Check out these two different options for a suburb layout with identical lot size for the house plots. There is a huge difference between a sprawling suburb with awful layouts and one that's sensibly designed. The winding goofy-ass layouts that modern suburbs take are inspired by Levittown's design, but taken several steps further. That town was designed to be segregated, and the design was laid out specifically to prevent future city planners and governments from coming along and desegregating the town, using its layout as a method to make it inconvenient to connect to public transit, in order to prevent minorities from accessing the neighbourhood that way. These areas are specifically designed to be prohibitive for a municipality to connect with an effective public transit system. No sensible municipality is going to add random stops in your 50 total mile maze full of dead ends without turnarounds in order to service the maybe a dozen total users per day. No bus passenger is going to walk 5 miles through that maze to get to your house, and you don't need the bus because you have a car. It's a method of segregating your neighbourhood based on car ownership as an extrapolation of income level, as an extrapolation of race.

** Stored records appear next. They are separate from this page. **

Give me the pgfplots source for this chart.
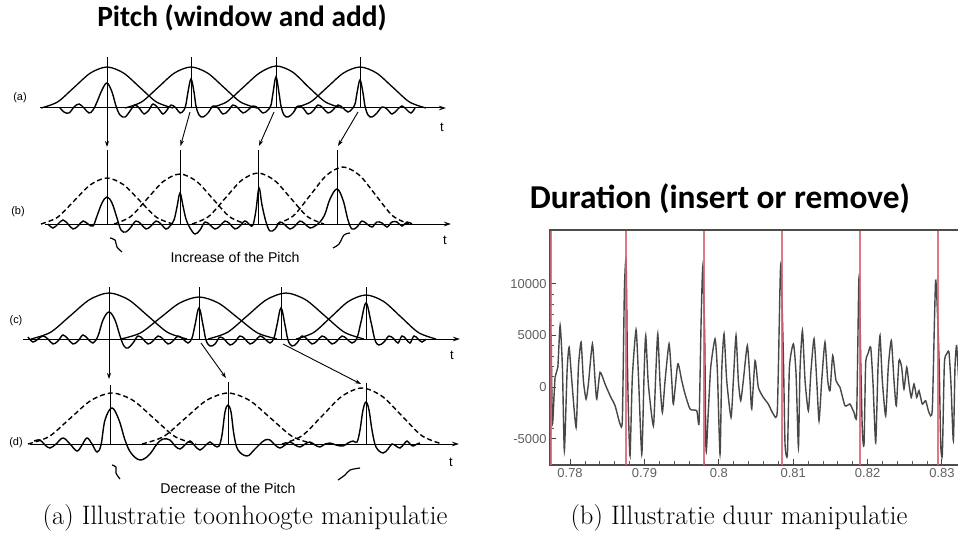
\documentclass[border=0pt]{standalone}
\usepackage{fontspec}
\usepackage{pgfplots}
\pgfplotsset{compat=1.18}
\usetikzlibrary{arrows.meta}
\newfontfamily\carlito{Carlito}
\newfontfamily\lsans{Liberation Sans}
\definecolor{redline}{RGB}{214,100,115}
\definecolor{tickgray}{RGB}{95,95,95}
\tikzset{
  sig/.style={black, line width=1.4bp, smooth, tension=0.6},
  bell/.style={black, line width=1.3bp, smooth},
  dbell/.style={black, line width=1.4bp, smooth, dash pattern=on 5bp off 3bp},
  vline/.style={black, line width=1bp},
  axl/.style={black, line width=1bp, -{Stealth[length=7bp,width=4.5bp]}},
  arr/.style={black, line width=0.9bp, -{Stealth[length=6bp,width=4bp]}},
  squig/.style={black, line width=1.2bp, smooth},
  lab/.style={font=\lsans\fontsize{11}{13}\selectfont},
  tlab/.style={font=\lsans\fontsize{13}{15}\selectfont},
  sub/.style={font=\lsans\fontsize{14.2}{16}\selectfont},
}
\begin{document}
\begin{tikzpicture}
\begin{axis}[at={(0,0)}, anchor=south west, width=958bp, height=551bp, scale only axis,
  xmin=0, xmax=958, ymin=0, ymax=551, y dir=reverse, hide axis, clip=false]
% ---------------- titles and captions
\node[font=\carlito\bfseries\fontsize{29.5}{34}\selectfont, anchor=base] at (242,27) {Pitch (window and add)};
\node[font=\carlito\bfseries\fontsize{33.5}{38}\selectfont, anchor=base] at (720,208) {Duration (insert or remove)};
\node[font=\fontsize{26.8}{31}\selectfont, anchor=base] at (245,524) {(a) Illustratie toonhoogte manipulatie};
\node[font=\fontsize{26.8}{31}\selectfont, anchor=base] at (739,524) {(b) Illustratie duur manipulatie};
% ---------------- panel (a)
\addplot[axl] coordinates {(40,108) (446,108)};
\addplot[bell] coordinates {(41,108)(57.5,102)(74,87.5)(90.5,73)(107,67)(123.5,73)(140,87.5)(156.5,102)(173,108)};
\addplot[bell] coordinates {(125,108)(141.5,102)(158,87.5)(174.5,73)(191,67)(207.5,73)(224,87.5)(240.5,102)(257,108)};
\addplot[bell] coordinates {(210,108)(226.5,102)(243,87.5)(259.5,73)(276,66)(292.5,72)(309,87.5)(325.5,102)(342,108)};
\addplot[bell] coordinates {(294,108)(310.5,102)(327,87.5)(343.5,73)(360,67)(376.5,73)(393,87.5)(409.5,102)(426,108)};
\addplot[sig] coordinates {(60,108)(64,112)(69,113)(74,107)(79,104)(84,108)(89,113)(93,110)(97,102)(102,90)(107,83)(112,92)(116,106)(120,115)(125,117)(130,111)(135,105)(140,109)(144,114)(149,110)(153,104)(158,108)(163,114)(167,110)(171,105)(176,108)(180,113)(184,110)(186,104)(188,92)(191,79)(194,92)(196,106)(199,115)(203,117)(208,113)(213,106)(218,108)(223,114)(228,111)(233,105)(238,108)(243,113)(248,110)(253,106)(258,108)(263,113)(268,110)(271,105)(273,93)(276,77)(279,93)(281,106)(284,115)(288,117)(293,113)(298,106)(303,108)(308,114)(313,111)(318,105)(323,108)(328,113)(333,110)(338,105)(343,108)(348,112)(352,109)(355,104)(357,93)(360,80)(363,93)(365,106)(368,115)(372,117)(377,113)(382,107)(387,109)(392,114)(397,110)(402,106)(407,110)(411,113)(415,108)};
\addplot[vline] coordinates {(107,57)(107,108)};
\addplot[vline] coordinates {(191,57)(191,108)};
\addplot[vline] coordinates {(276,57)(276,108)};
\addplot[vline] coordinates {(360,57)(360,108)};
\addplot[arr] coordinates {(107,108)(107,147)};
\addplot[arr] coordinates {(190,112)(180.5,146)};
\addplot[arr] coordinates {(274,112)(259,146)};
\addplot[arr] coordinates {(358,112)(338,146)};
\node[lab] at (20,98) {(a)};
\node[tlab] at (442,127) {t};
% ---------------- panel (b)
\addplot[axl] coordinates {(45,224) (451,224)};
\addplot[dbell] coordinates {(41,224)(57.5,217.3)(74,201)(90.5,184.7)(107,178)(123.5,184.7)(140,201)(156.5,217.3)(173,224)};
\addplot[dbell] coordinates {(114,224)(130.5,216.7)(147,199)(163.5,181.3)(180,174)(196.5,181.3)(213,199)(229.5,216.7)(246,224)};
\addplot[dbell] coordinates {(192,224)(208.5,216.6)(225,198.5)(241.5,180.4)(258,173)(274.5,180.4)(291,198.5)(307.5,216.6)(324,224)};
\addplot[dbell] coordinates {(277,224)(293.5,215.7)(310,195.5)(326.5,175.3)(343,167)(359.5,175.3)(376,195.5)(392.5,215.7)(409,224)};
\addplot[sig] coordinates {(48,224)(53,228)(58,224)(63,220)(68,224)(73,229)(78,226)(83,221)(88,224)(93,226)(97,216)(102,203)(107,197)(112,203)(117,218)(121,230)(126,232)(131,227)(136,221)(141,224)(146,229)(151,226)(156,221)(161,224)(166,229)(170,226)(174,220)(177,207)(180,193)(183,206)(186,219)(190,228)(195,234)(200,230)(205,222)(210,225)(215,229)(220,226)(225,221)(230,224)(235,229)(240,226)(245,221)(250,225)(253,225)(256,210)(259,188)(262,205)(266,222)(270,231)(275,229)(280,222)(285,225)(290,229)(295,226)(300,221)(305,224)(310,228)(315,226)(320,222)(325,214)(330,199)(337,189)(343,200)(348,220)(352,229)(357,227)(362,221)(367,224)(372,227)(377,222)(382,223)(387,227)(392,222)(397,222)(402,226)(407,222)(412,224)};
\addplot[vline] coordinates {(107,150)(107,224)};
\addplot[vline] coordinates {(180,150)(180,224)};
\addplot[vline] coordinates {(258,150)(258,224)};
\addplot[vline] coordinates {(337,150)(337,224)};
\addplot[squig] coordinates {(110,238)(115,240)(117,247)(122,252)};
\addplot[squig] coordinates {(333,248)(339,244)(344,235)(350,233)};
\node[lab] at (18,212) {(b)};
\node[tlab] at (445,240) {t};
\node[sub] at (235,257) {Increase of the Pitch};
% ---------------- panel (c)
\addplot[axl] coordinates {(23,339) (460,339)};
\addplot[bell] coordinates {(31,339)(50.5,332.3)(70,316)(89.5,299.7)(109,293)(128.5,299.7)(148,316)(167.5,332.3)(187,339)};
\addplot[bell] coordinates {(121,339)(140.5,332.9)(160,318)(179.5,303.1)(199,297)(218.5,303.1)(238,318)(257.5,332.9)(277,339)};
\addplot[bell] coordinates {(208,339)(227.5,332.3)(247,316)(266.5,299.7)(286,293)(305.5,299.7)(325,316)(344.5,332.3)(364,339)};
\addplot[bell] coordinates {(296,339)(313.5,332.6)(331,317)(348.5,301.4)(366,295)(383.5,301.4)(401,317)(418.5,332.6)(436,339)};
\addplot[sig] coordinates {(28,337)(33,342)(38,339)(43,336)(48,339)(53,344)(58,341)(63,335)(68,339)(73,344)(78,341)(83,335)(88,339)(93,343)(98,336)(103,320)(109,312)(115,320)(120,336)(124,346)(128,348)(133,343)(138,336)(143,339)(148,344)(153,341)(158,336)(163,339)(168,344)(173,341)(178,336)(183,339)(188,343)(192,338)(195,325)(199,308)(203,325)(206,340)(210,346)(215,344)(220,337)(225,340)(230,345)(235,342)(240,336)(245,339)(250,344)(255,341)(260,336)(265,339)(270,343)(274,338)(277,325)(281,308)(285,325)(288,340)(292,346)(297,343)(302,336)(307,339)(312,344)(317,341)(322,336)(327,339)(332,344)(337,341)(342,336)(347,339)(352,343)(357,338)(361,322)(366,303)(371,322)(375,340)(379,345)(384,342)(389,336)(394,339)(398,343)(402,336)(406,339)(410,343)(414,336)(418,339)(422,342)(426,339)};
\addplot[vline] coordinates {(109,287)(109,339)};
\addplot[vline] coordinates {(199,287)(199,339)};
\addplot[vline] coordinates {(281,287)(281,339)};
\addplot[vline] coordinates {(366,287)(366,339)};
\addplot[arr] coordinates {(109,339)(109,379)};
\addplot[arr] coordinates {(201,343)(226,378)};
\addplot[arr] coordinates {(283,344)(361,384)};
\node[lab] at (16,321) {(c)};
\node[tlab] at (452,355) {t};
% ---------------- panel (d)
\addplot[axl] coordinates {(30,444) (459,444)};
\addplot[dbell] coordinates {(28,444)(49,436.6)(70,418.5)(91,400.4)(112,393)(133,400.4)(154,418.5)(175,436.6)(196,444)};
\addplot[dbell] coordinates {(142,444)(163.5,436.6)(185,418.5)(206.5,400.4)(228,393)(249.5,400.4)(271,418.5)(292.5,436.6)(314,444)};
\addplot[dbell] coordinates {(282,444)(302,435.8)(322,416)(342,396.2)(362,388)(382,396.2)(402,416)(422,435.8)(442,444)};
\addplot[sig] coordinates {(34,441)(40,440)(45,445)(50,448)(56,444)(63,438)(70,444)(77,451)(82,445)(87,438)(92,444)(97,452)(101,445)(105,420)(112,408)(119,420)(125,440)(131,453)(140,460)(149,455)(157,444)(163,439)(170,440)(175,446)(180,449)(185,445)(190,441)(195,446)(200,450)(205,446)(210,442)(215,446)(219,446)(222,435)(225,412)(228,405)(231,412)(234,435)(238,450)(247,456)(254,450)(260,444)(265,440)(270,440)(275,445)(280,448)(285,445)(290,442)(295,445)(300,447)(305,444)(310,442)(315,445)(320,447)(325,444)(330,443)(336,445)(343,446)(348,443)(353,441)(357,442)(360,430)(363,410)(366,402)(369,410)(372,430)(376,447)(383,453)(388,449)(392,444)(396,446)(400,448)(404,444)(407,441)(410,444)(413,446)(417,444)(420,443)};
\addplot[vline] coordinates {(110,385)(110,444)};
\addplot[vline] coordinates {(228,382)(228,444)};
\addplot[vline] coordinates {(366,383)(366,444)};
\addplot[squig] coordinates {(112,465)(116,467)(116,473)(120,479)};
\addplot[squig] coordinates {(338,480)(345,475)(350,470)(360,468)};
\node[lab] at (16,443) {(d)};
\node[tlab] at (451,462) {t};
\node[sub] at (228,488) {Decrease of the Pitch};
\end{axis}
% ================= waveform
\begin{axis}[at={(550bp,86bp)}, anchor=south west, width=418bp, height=235bp, scale only axis,
  xmin=0.7773, xmax=0.8335, ymin=-7550, ymax=15200,
  xtick={0.78,0.79,0.80,0.81,0.82,0.83}, ytick={-5000,0,5000,10000},
  minor x tick num=4, minor y tick num=4,
  tick align=inside, xtick pos=bottom, ytick pos=left,
  major tick length=6bp, minor tick length=3.5bp,
  scaled x ticks=false, scaled y ticks=false,
  /pgf/number format/assume math mode=true,
  /pgf/number format/1000 sep={},
  tick label style={font=\lsans\fontsize{13}{15}\selectfont, text=tickgray},
  major tick style={black!75, line width=1bp},
  minor tick style={black!65, line width=0.9bp},
  axis line style={black!70, line width=1.3bp}]
\addplot[black!72, line width=1.4bp, smooth, tension=0.35] coordinates {
(0.77740,-2000)(0.77745,5146)(0.77762,-3592)(0.77798,939)(0.77835,1910)(0.77866,5955)(0.77897,1910)(0.77923,-6182)(0.77960,1586)(0.77987,3851)(0.78023,615)(0.78081,-3916)(0.78112,1910)(0.78148,4336)(0.78179,615)(0.78215,-1165)(0.78246,291)(0.78300,4175)(0.78336,615)(0.78359,-1165)(0.78403,1424)(0.78470,291)(0.78538,-841)(0.78605,-1812)(0.78672,-3592)(0.78703,-3107)(0.78730,9353)(0.78753,12268)
(0.78770,2880)(0.78784,-2298)(0.78806,-6668)(0.78837,939)(0.78887,5534)(0.78918,1262)(0.78964,-6505)(0.78995,1262)(0.79017,4984)(0.79052,291)(0.79120,-3754)(0.79152,1262)(0.79179,5146)(0.79210,291)(0.79241,-2460)(0.79277,615)(0.79331,4175)(0.79367,615)(0.79389,-1650)(0.79448,2233)(0.79501,615)(0.79546,-680)(0.79613,-2136)(0.79703,-2298)(0.79734,-3430)(0.79761,6117)(0.79784,11620)
(0.79810,4823)(0.79828,-6182)(0.79859,-2298)(0.79891,1910)(0.79949,4660)(0.79980,1586)(0.80016,-6505)(0.80039,1586)(0.80070,5146)(0.80106,615)(0.80164,-2946)(0.80195,615)(0.80231,4984)(0.80262,615)(0.80294,-1327)(0.80329,615)(0.80383,4013)(0.80419,615)(0.80442,-2136)(0.80487,2557)(0.80531,-32)(0.80598,-1003)(0.80665,-1650)(0.80733,-2621)(0.80786,-2298)(0.80823,10000)(0.80836,11620)
(0.80868,2880)(0.80890,-5534)(0.80922,-6505)(0.80949,1910)(0.81003,4175)(0.81038,1262)(0.81070,-5858)(0.81091,1586)(0.81124,5470)(0.81159,615)(0.81204,-2298)(0.81239,1586)(0.81280,4660)(0.81316,615)(0.81347,-3269)(0.81383,615)(0.81427,4336)(0.81464,615)(0.81495,-356)(0.81531,3042)(0.81575,615)(0.81629,-32)(0.81696,-1812)(0.81763,-1650)(0.81817,-2460)(0.81853,-2621)(0.81880,9677)(0.81890,10162)
(0.81907,2880)(0.81929,-4240)(0.81952,-5534)(0.81974,2233)(0.82005,3204)(0.82042,3851)(0.82073,291)(0.82109,-5373)(0.82140,1910)(0.82167,4984)(0.82198,615)(0.82243,-2784)(0.82278,1910)(0.82319,4498)(0.82355,615)(0.82386,-1812)(0.82422,2557)(0.82458,1910)(0.82489,-194)(0.82526,1910)(0.82556,291)(0.82587,-1003)(0.82624,291)(0.82660,-1003)(0.82691,-356)(0.82735,-1650)(0.82781,-1327)(0.82825,-2460)(0.82870,-2136)(0.82915,10323)
(0.82960,2880)(0.82983,-5534)(0.83005,-6505)(0.83032,2233)(0.83063,3204)(0.83094,3366)(0.83121,291)(0.83153,-5211)(0.83175,1910)(0.83197,4000)(0.83228,291)(0.83260,-3000)};
\addplot[redline, line width=1.8bp, opacity=0.85] coordinates {(0.77745,-7550)(0.77745,15200)};
\addplot[redline, line width=1.8bp, opacity=0.85] coordinates {(0.78753,-7550)(0.78753,15200)};
\addplot[redline, line width=1.8bp, opacity=0.85] coordinates {(0.79801,-7550)(0.79801,15200)};
\addplot[redline, line width=1.8bp, opacity=0.85] coordinates {(0.80845,-7550)(0.80845,15200)};
\addplot[redline, line width=1.8bp, opacity=0.85] coordinates {(0.81898,-7550)(0.81898,15200)};
\addplot[redline, line width=1.8bp, opacity=0.85] coordinates {(0.82942,-7550)(0.82942,15200)};
\draw[black!70, line width=1.6bp] (rel axis cs:0,1) -- (rel axis cs:1,1);
\end{axis}
\pgfresetboundingbox
\path[use as bounding box] (0,0) rectangle (958bp,551bp);
\end{tikzpicture}
\end{document}
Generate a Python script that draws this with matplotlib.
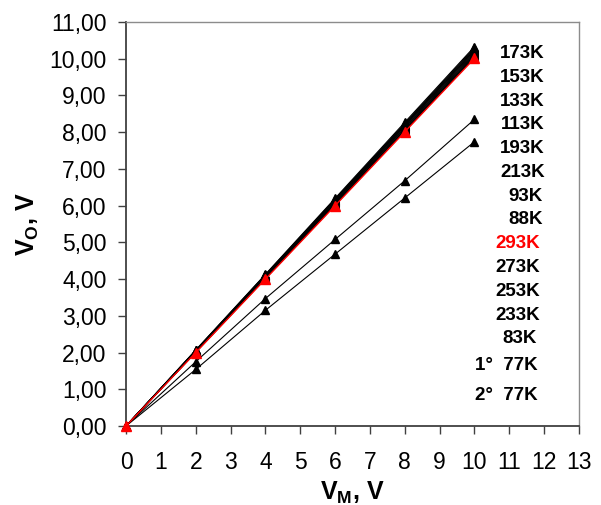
import matplotlib.pyplot as plt
from matplotlib.ticker import FuncFormatter, MultipleLocator

plt.rcParams['font.family'] = ['Liberation Sans', 'DejaVu Sans']
plt.rcParams['mathtext.fontset'] = 'custom'
plt.rcParams['mathtext.bf'] = 'Liberation Sans:bold'
plt.rcParams['mathtext.rm'] = 'Liberation Sans'

# Measured input voltage (V)
vm = [0, 2, 4, 6, 8, 10]

# Output voltage per temperature (V)
temps = ['173K', '153K', '133K', '113K', '193K', '213K', '93K', '88K',
         '293K', '273K', '253K', '233K', '83K', '1°  77K', '2°  77K']
vo = {
    '173K': [0, 2.07, 4.13, 6.20, 8.27, 10.33],
    '153K': [0, 2.06, 4.12, 6.18, 8.24, 10.30],
    '133K': [0, 2.06, 4.11, 6.16, 8.22, 10.27],
    '113K': [0, 2.05, 4.10, 6.15, 8.20, 10.24],
    '193K': [0, 2.05, 4.09, 6.13, 8.18, 10.22],
    '213K': [0, 2.04, 4.08, 6.12, 8.16, 10.19],
    '93K': [0, 2.04, 4.07, 6.10, 8.13, 10.16],
    '88K': [0, 2.03, 4.06, 6.09, 8.11, 10.13],
    '293K': [0, 2.00, 4.00, 6.00, 8.01, 10.01],
    '273K': [0, 2.01, 4.02, 6.03, 8.04, 10.05],
    '253K': [0, 2.02, 4.03, 6.05, 8.06, 10.08],
    '233K': [0, 2.02, 4.04, 6.06, 8.08, 10.10],
    '83K': [0, 2.01, 4.02, 6.02, 8.03, 10.04],
    '1°  77K': [0, 1.75, 3.47, 5.08, 6.68, 8.35],
    '2°  77K': [0, 1.54, 3.15, 4.68, 6.21, 7.74],
}
highlight = '293K'

fig = plt.figure(figsize=(6.01, 5.05), dpi=100)
ax = fig.add_axes([0.2097, 0.1564, 0.7537, 0.8000])

for name in temps:
    if name == highlight:
        continue
    ax.plot(vm, vo[name], color='black', lw=0.8, marker='^', ms=5.5,
            clip_on=False, zorder=3)
ax.plot(vm, vo[highlight], color='red', lw=1.0, marker='^', ms=7,
        markeredgecolor='red', clip_on=False, zorder=4)

# temperature labels down the right side (x = right edge, y in data units)
label_x = [12.02, 12.02, 12.02, 12.02, 12.02, 12.02, 11.97, 11.97,
           11.88, 11.88, 11.88, 11.88, 11.80, 11.80, 11.80]
label_y = [10.14, 9.49, 8.83, 8.20, 7.55, 6.90, 6.24, 5.61,
           4.96, 4.31, 3.65, 3.02, 2.37, 1.66, 0.84]
for name, lx, ly in zip(temps, label_x, label_y):
    ax.text(lx, ly, name, ha='right', va='center', fontsize=13.5,
            fontweight='bold', color='red' if name == highlight else 'black')

ax.set_xlim(0, 13)
ax.set_ylim(0, 11)
ax.xaxis.set_major_locator(MultipleLocator(1))
ax.yaxis.set_major_locator(MultipleLocator(1))
ax.yaxis.set_major_formatter(FuncFormatter(lambda v, p: f'{v:.2f}'.replace('.', ',')))
ax.tick_params(direction='out', length=6, width=1, color='#404040',
               labelsize=16.5)
ax.tick_params(axis='y', pad=8)
ax.tick_params(axis='x', pad=12)

for s in ['left', 'bottom']:
    ax.spines[s].set_color('#404040')
    ax.spines[s].set_linewidth(1.3)
for s in ['top', 'right']:
    ax.spines[s].set_color('#8c8c8c')
    ax.spines[s].set_linewidth(1.0)

ax.set_xlabel(r'$\mathbf{V_M}$, V', fontsize=18, fontweight='bold', labelpad=4)
ax.set_ylabel(r'$\mathbf{V_O}$, V', fontsize=18, fontweight='bold', labelpad=6)

fig.savefig('out.png', dpi=100)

We don't want to literally nuke the concept of a suburb out of existence and leave everyone there for dead, we want our neighbourhoods to be designed sensibly, instead of putting ourselves in a situation where your house is a two hour walk or a 15 minute drive away from your next-door neighbour.
That's going to mean we need to actively change the designs of our suburbs and neighbourhoods, and that means the modern conception of an american suburb has to go. It's not sensible to add potentially multiple miles of travel per single family residence to all of your transit routes, and it's not about a lack of resources. Can you imagine a utopian, connected city where buses and trams are so bogged down by bad layouts that walking in a straight line across people's lawns ends up being faster? Of course not.
Streetcar Suburbs are an entirely sensible and sustainable format for lower-family-count living spaces. You can have other names for residential-dominated communities, but lots of people don't want to live in house that's directly between high street stores or industrial factories. It's also not sensible to put every single person in a 50-story apartment building downtown, or you're just going to make a Skyscraper Suburb that's an insane heat island. You need to stagger your density levels, and intersperse green space to build a sensible city, or else you'll just be fighting the city's microclimate harder than you can counter with HVAC and insulation, and you'll have demand spikes for your transit services that are impossible to overcome. There are actually limits to how dense you can build a high density city sustainably. Obviously that doesn't mean we need a bunch of single-family mcmansions and sprawl, but we also can't build sci-fi megacities.
Does every family need one home? I disagree. This leads to concepts like cluster flats.
High density low rise is a concept for a potential sustainable solution.
Since you are likely from the US your attack against high rise cities is just though. Urban heat island effects are real.